Hyperbranched copolymers versus linear copolymers: a comparative study of thermal properties

Abstract

Copolymerization of two AB₂-type monomers that incorporate spacer segments of similar lengths but different flexibility permitted, for the first time, the preparation of a range of hyperbranched copolymers, wherein the backbone rigidity was varied while maintaining similar branching densities. The copolymers were prepared via a recently developed melt transetherification methodology to yield moderately high molecular weight polymers, with molecular weights ranging from 20 000 to 50 000. ¹H NMR spectroscopic studies revealed that the composition of the copolymers varied linearly with monomer composition, confirming the formation of truly random copolymers.
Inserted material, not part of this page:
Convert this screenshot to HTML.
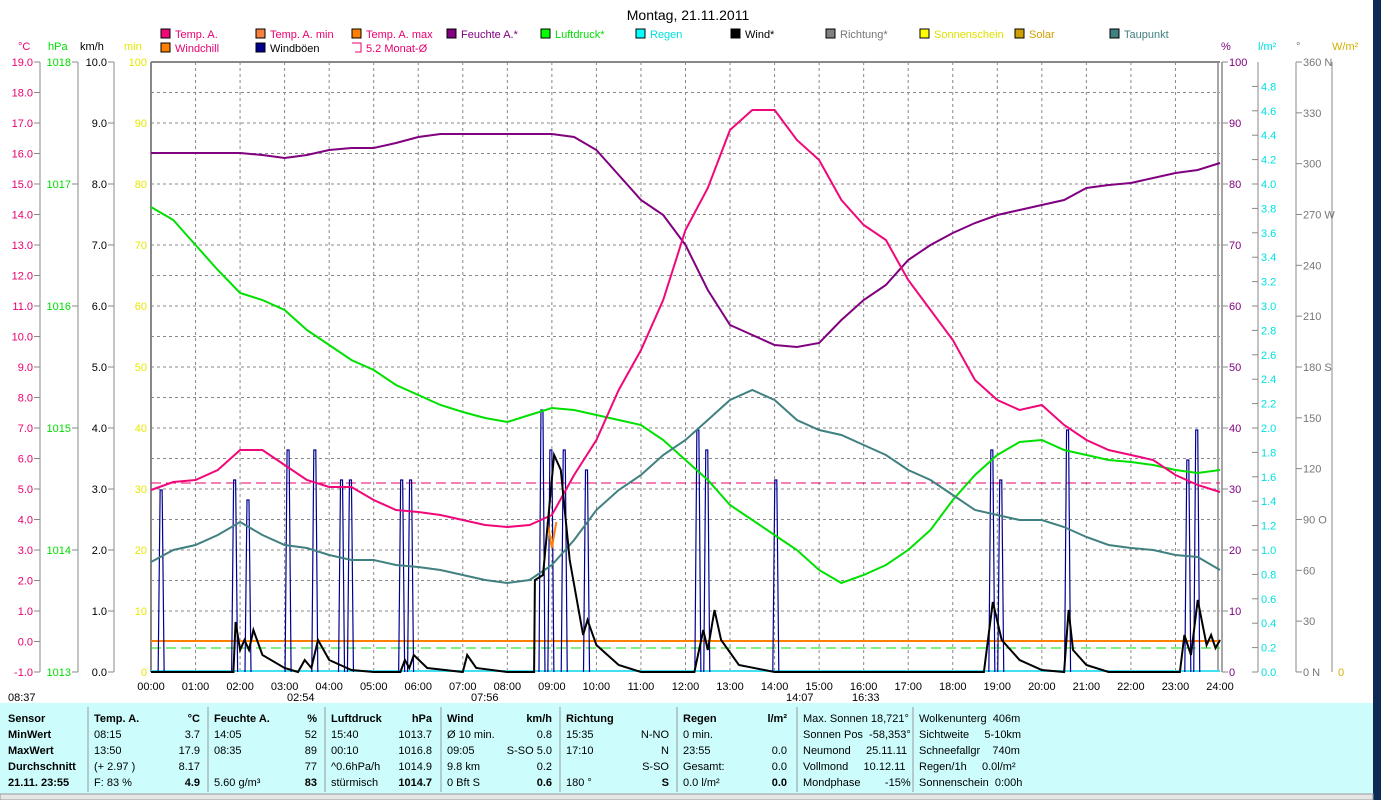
<!DOCTYPE html>
<html><head><meta charset="utf-8"><style>
body{margin:0;width:1381px;height:800px;overflow:hidden;background:#fff;font-family:"Liberation Sans",sans-serif}
svg{position:absolute;left:0;top:0}
text{font-family:"Liberation Sans",sans-serif;font-size:11px}
</style></head><body>
<svg id="s" width="1381" height="800" xmlns="http://www.w3.org/2000/svg">
<rect x="1373" y="0" width="8" height="800" fill="#0c2a55"/>
<text x="688" y="20" text-anchor="middle" font-size="14" style="font-size:14px">Montag, 21.11.2011</text>
<rect x="0" y="703" width="1373" height="91" fill="#ccfcfc"/>
<rect x="0" y="794" width="1373" height="6" fill="#e6e6e6" stroke="#999"/>
</svg>
<script>
const s=document.getElementById('s');let h='';
const L=151,R=1220,T=62,B=672,hw=(R-L)/24;
const X=t=>L+t*hw;
// grid
for(let i=1;i<24;i++)h+=`<line x1="${X(i)}" y1="${T}" x2="${X(i)}" y2="${B}" stroke="#888" stroke-dasharray="3,3"/>`;
for(let i=1;i<20;i++){let y=T+i*30.5;h+=`<line x1="${L}" y1="${y}" x2="${R}" y2="${y}" stroke="#888" stroke-dasharray="3,3"/>`;}
h+=`<line x1="${L}" y1="${T}" x2="${R}" y2="${T}" stroke="#888" stroke-width="2"/>`;
h+=`<line x1="${L}" y1="${T}" x2="${L}" y2="${B}" stroke="#888" stroke-width="2"/>`;
h+=`<line x1="${R-2}" y1="${T}" x2="${R-2}" y2="${B}" stroke="#888" stroke-width="1.5"/><line x1="${R+2}" y1="${T}" x2="${R+2}" y2="${B}" stroke="#888" stroke-width="1.5"/>`;
// left axes
function axis(x,vals,col,fmt,tick){h+=`<line x1="${x}" y1="${T}" x2="${x}" y2="${B}" stroke="#888"/>`;
 vals.forEach(([v,y])=>{h+=`<line x1="${x-(tick<0?6:0)}" y1="${y}" x2="${x+(tick>0?6:0)}" y2="${y}" stroke="#888"/>`;
 h+=`<text x="${tick<0?x-7:x+8}" y="${y+4}" fill="${col}" text-anchor="${tick<0?'end':'start'}">${v}</text>`;});}
let a=[];for(let i=0;i<=20;i++)a.push([(19-i).toFixed(1),T+i*30.5]);axis(40,a,'#e8006e',0,-1);
a=[];for(let i=0;i<=5;i++)a.push([1018-i,T+i*122]);axis(78,a,'#00dd00',0,-1);
a=[];for(let i=0;i<=10;i++)a.push([(10-i).toFixed(1),T+i*61]);axis(114,a,'#000',0,-1);
for(let i=0;i<=10;i++)h+=`<text x="147" y="${T+i*61+4}" fill="#e8e800" text-anchor="end">${100-i*10}</text>`;
for(let i=0;i<=10;i++)h+=`<line x1="${R+2}" y1="${T+i*61}" x2="${R+8}" y2="${T+i*61}" stroke="#888"/><text x="${R+9}" y="${T+i*61+4}" fill="#800080">${100-i*10}</text>`;
h+=`<line x1="1258" y1="${T}" x2="1258" y2="${B}" stroke="#888"/>`;
for(let i=0;i<=24;i++){let v=(4.8-i*0.2),y=T+24.4+i*24.4;if(y>B)break;h+=`<line x1="1252" y1="${y}" x2="1258" y2="${y}" stroke="#888"/><text x="1261" y="${y+4}" fill="#00e0e0">${Math.abs(v).toFixed(1)}</text>`;}
h+=`<line x1="1296" y1="${T}" x2="1296" y2="${B}" stroke="#888"/><line x1="1332" y1="${T}" x2="1332" y2="${B}" stroke="#888"/>`;
const dl={360:'N',270:'W',180:'S',90:'O',0:'N'};
for(let i=0;i<=12;i++){let v=360-i*30,y=T+i*50.83;h+=`<line x1="1296" y1="${y}" x2="1302" y2="${y}" stroke="#888"/><text x="1303" y="${y+4}" fill="#777">${v}${dl[v]!==undefined?' '+dl[v]:''}</text>`;}
h+=`<text x="1338" y="676" fill="#d0b000">0</text>`;
// unit headers
[['°C',18,'#e8006e'],['hPa',48,'#00dd00'],['km/h',80,'#000'],['min',124,'#e8e800'],['%',1221,'#800080'],['l/m²',1258,'#00e0e0'],['°',1296,'#777'],['W/m²',1332,'#d0b000']].forEach(([t,x,c])=>h+=`<text x="${x}" y="50" fill="${c}">${t}</text>`);
// legend
const lg=[['Temp. A.',161,37,'#f0087a','#e8006e'],['Temp. A. min',256,37,'#f88040','#e8006e'],['Temp. A. max',352,37,'#ff8000','#e8006e'],['Feuchte A.*',447,37,'#800080','#800080'],['Luftdruck*',541,37,'#00ff00','#00dd00'],['Regen',636,37,'#00ffff','#00e0e0'],['Wind*',731,37,'#000','#000'],['Richtung*',826,37,'#808080','#777'],['Sonnenschein',920,37,'#ffff00','#e0e000'],['Solar',1015,37,'#d0a000','#d0a000'],['Taupunkt',1110,37,'#408080','#408080'],['Windchill',161,51,'#ff8000','#e8006e'],['Windböen',256,51,'#000090','#000']];
lg.forEach(([t,x,y,c,tc])=>h+=`<rect x="${x}" y="${y-8}" width="9" height="9" fill="${c}" stroke="#000"/><text x="${x+14}" y="${y+1}" fill="${tc}">${t}</text>`);
h+=`<path d="M352 43h9v9h-6" fill="none" stroke="#e8006e"/><text x="366" y="52" fill="#e8006e">5.2 Monat-Ø</text>`;
// time labels
for(let i=0;i<=24;i++)h+=`<text x="${X(i)}" y="690" text-anchor="middle" fill="#000">${String(i).padStart(2,'0')}:00</text>`;
h+=`<text x="8" y="701" font-size="10">08:37</text><text x="287" y="701">02:54</text><text x="471" y="701">07:56</text><text x="786" y="701">14:07</text><text x="852" y="701">16:33</text>`;
// ref lines
h+=`<line x1="${L}" y1="483" x2="${R}" y2="483" stroke="#e8006e" stroke-dasharray="10,5"/>`;
h+=`<line x1="${L}" y1="641" x2="${R}" y2="641" stroke="#ff8000" stroke-width="2"/>`;
h+=`<line x1="${L}" y1="648" x2="${R}" y2="648" stroke="#00e000" stroke-dasharray="10,5"/>`;
h+=`<line x1="${L}" y1="671" x2="${R}" y2="671" stroke="#40e0f0" stroke-width="2"/>`;
function pl(arr,c,w){let p=arr.map((y,i)=>`${X(i/2).toFixed(1)},${y}`).join(' ');h+=`<polyline points="${p}" fill="none" stroke="${c}" stroke-width="${w}"/>`;}
// gusts
const g=[0.25,1.9,2.2,3.1,3.7,4.3,4.5,5.65,5.85,8.8,9.0,9.3,9.8,12.3,12.5,14.05,18.9,19.1,20.6,23.3,23.5];
const gh=[490,480,500,450,450,480,480,480,480,410,450,450,470,430,450,480,450,480,430,460,430];
g.forEach((t,i)=>{let x=X(t);h+=`<polyline points="${x-4},672 ${x-2},${gh[i]} ${x},${gh[i]} ${x+2},672" fill="none" stroke="#000090" stroke-width="1.2"/>`;});
pl([207,220,245,270,293,300,310,330,345,360,370,385,395,405,412,418,422,415,408,410,415,420,425,440,460,480,505,520,535,550,570,583,575,565,550,530,500,475,455,442,440,450,455,460,462,465,470,473,470],'#00e000',2);
pl([562,550,545,535,522,535,545,548,555,560,560,565,567,570,575,580,583,580,565,540,510,490,475,455,440,420,400,390,400,420,430,435,445,455,470,480,495,510,515,520,520,527,537,545,548,550,555,557,570],'#408080',2);
pl([153,153,153,153,153,155,158,155,150,148,148,143,137,134,134,134,134,134,134,137,150,175,200,215,245,290,325,335,345,347,343,320,300,285,260,245,233,223,215,210,205,200,188,185,183,178,173,170,163],'#800080',2);
pl([490,482,480,470,450,450,465,480,487,487,500,510,512,515,520,525,527,525,515,475,440,390,350,300,230,188,130,110,110,140,160,200,225,240,280,310,340,380,400,410,405,425,440,450,455,460,475,485,492],'#f0087a',2);
h+=`<polyline points="${X(8.9)},522 ${X(9)},548 ${X(9.1)},522" fill="none" stroke="#ff8000" stroke-width="2"/>`;
// wind black
const w=[[0,672],[1.85,672],[1.9,622],[2.0,650],[2.1,640],[2.2,650],[2.3,630],[2.5,655],[3,668],[3.3,672],[3.45,660],[3.6,668],[3.75,640],[4,660],[4.5,670],[5,672],[5.6,672],[5.7,660],[5.8,668],[5.9,655],[6.2,668],[7,672],[7.1,655],[7.3,668],[8,672],[8.6,672],[8.62,580],[8.8,575],[9.05,455],[9.2,470],[9.4,560],[9.7,635],[9.8,620],[10,645],[10.5,665],[11,672],[12.2,672],[12.4,630],[12.5,650],[12.65,610],[12.8,640],[13.2,665],[14,672],[18.7,672],[18.9,602],[19.1,640],[19.5,660],[20,670],[20.5,672],[20.6,610],[20.7,650],[21,665],[21.5,672],[23.1,672],[23.2,635],[23.35,655],[23.5,600],[23.7,645],[23.8,635],[23.9,648],[24,640]];
h+=`<polyline points="${w.map(([t,y])=>X(t).toFixed(1)+','+y).join(' ')}" fill="none" stroke="#000" stroke-width="2"/>`;
// bottom table
const tx=(x,y,t,b,an)=>h+=`<text x="${x}" y="${y}" ${b?'font-weight="bold"':''} ${an?'text-anchor="end"':''} fill="#000">${t}</text>`;
const rows=[722,738,754,770,786];
[['Sensor','MinWert','MaxWert','Durchschnitt','21.11. 23:55']].forEach(c=>c.forEach((t,i)=>tx(8,rows[i],t,1)));
const cols=[[94,200,['Temp. A.','08:15','13:50','(+ 2.97 )','F: 83 %'],['°C','3.7','17.9','8.17','4.9']],[214,317,['Feuchte A.','14:05','08:35','','5.60 g/m³'],['%','52','89','77','83']],[331,432,['Luftdruck','15:40','00:10','^0.6hPa/h','stürmisch'],['hPa','1013.7','1016.8','1014.9','1014.7']],[447,552,['Wind','Ø 10 min.','09:05','9.8 km','0 Bft S'],['km/h','0.8','S-SO 5.0','0.2','0.6']],[566,669,['Richtung','15:35','17:10','','180 °'],['','N-NO','N','S-SO','S']],[683,787,['Regen','0 min.','23:55','Gesamt:','0.0 l/m²'],['l/m²','','0.0','0.0','0.0']]];
cols.forEach(([x1,x2,l,r])=>{l.forEach((t,i)=>tx(x1,rows[i],t,i==0));r.forEach((t,i)=>tx(x2,rows[i],t,i==0||i==4,1));});
[88,208,325,441,560,677,797,913].forEach(x=>h+=`<line x1="${x}" y1="707" x2="${x}" y2="792" stroke="#999"/>`);
[['Max. Sonnen 18,721°'],['Sonnen Pos  -58,353°'],['Neumond     25.11.11'],['Vollmond     10.12.11'],['Mondphase        -15%']].forEach((t,i)=>h+=`<text x="803" y="${rows[i]}" xml:space="preserve">${t}</text>`);
['Wolkenunterg  406m','Sichtweite     5-10km','Schneefallgr    740m','Regen/1h     0.0l/m²','Sonnenschein  0:00h'].forEach((t,i)=>h+=`<text x="919" y="${rows[i]}" xml:space="preserve">${t}</text>`);
s.insertAdjacentHTML('beforeend',h);
</script>
</body></html>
Analogous linear copolymers based on suitably designed AB-type monomers, containing the same two spacers, were also prepared for comparison. Thermal analysis of these copolymers using DSC indicated that the T_g's of both linear copolymers and hyperbranched copolymers varied with composition in a manner that was in complete accordance with the Fox equation, although all the linear copolymers exhibited significantly higher T_g values than their hyperbranched counterparts. It is interesting that, despite their very different topology and the presence of large number of chain ends, hyperbranched copolymers exhibit a similar T_g variation as their linear analogues. The generality of this observation in the broader context of hyperbranched copolymers, such as those possessing different branching densities and terminal functionalities, remains to be tested.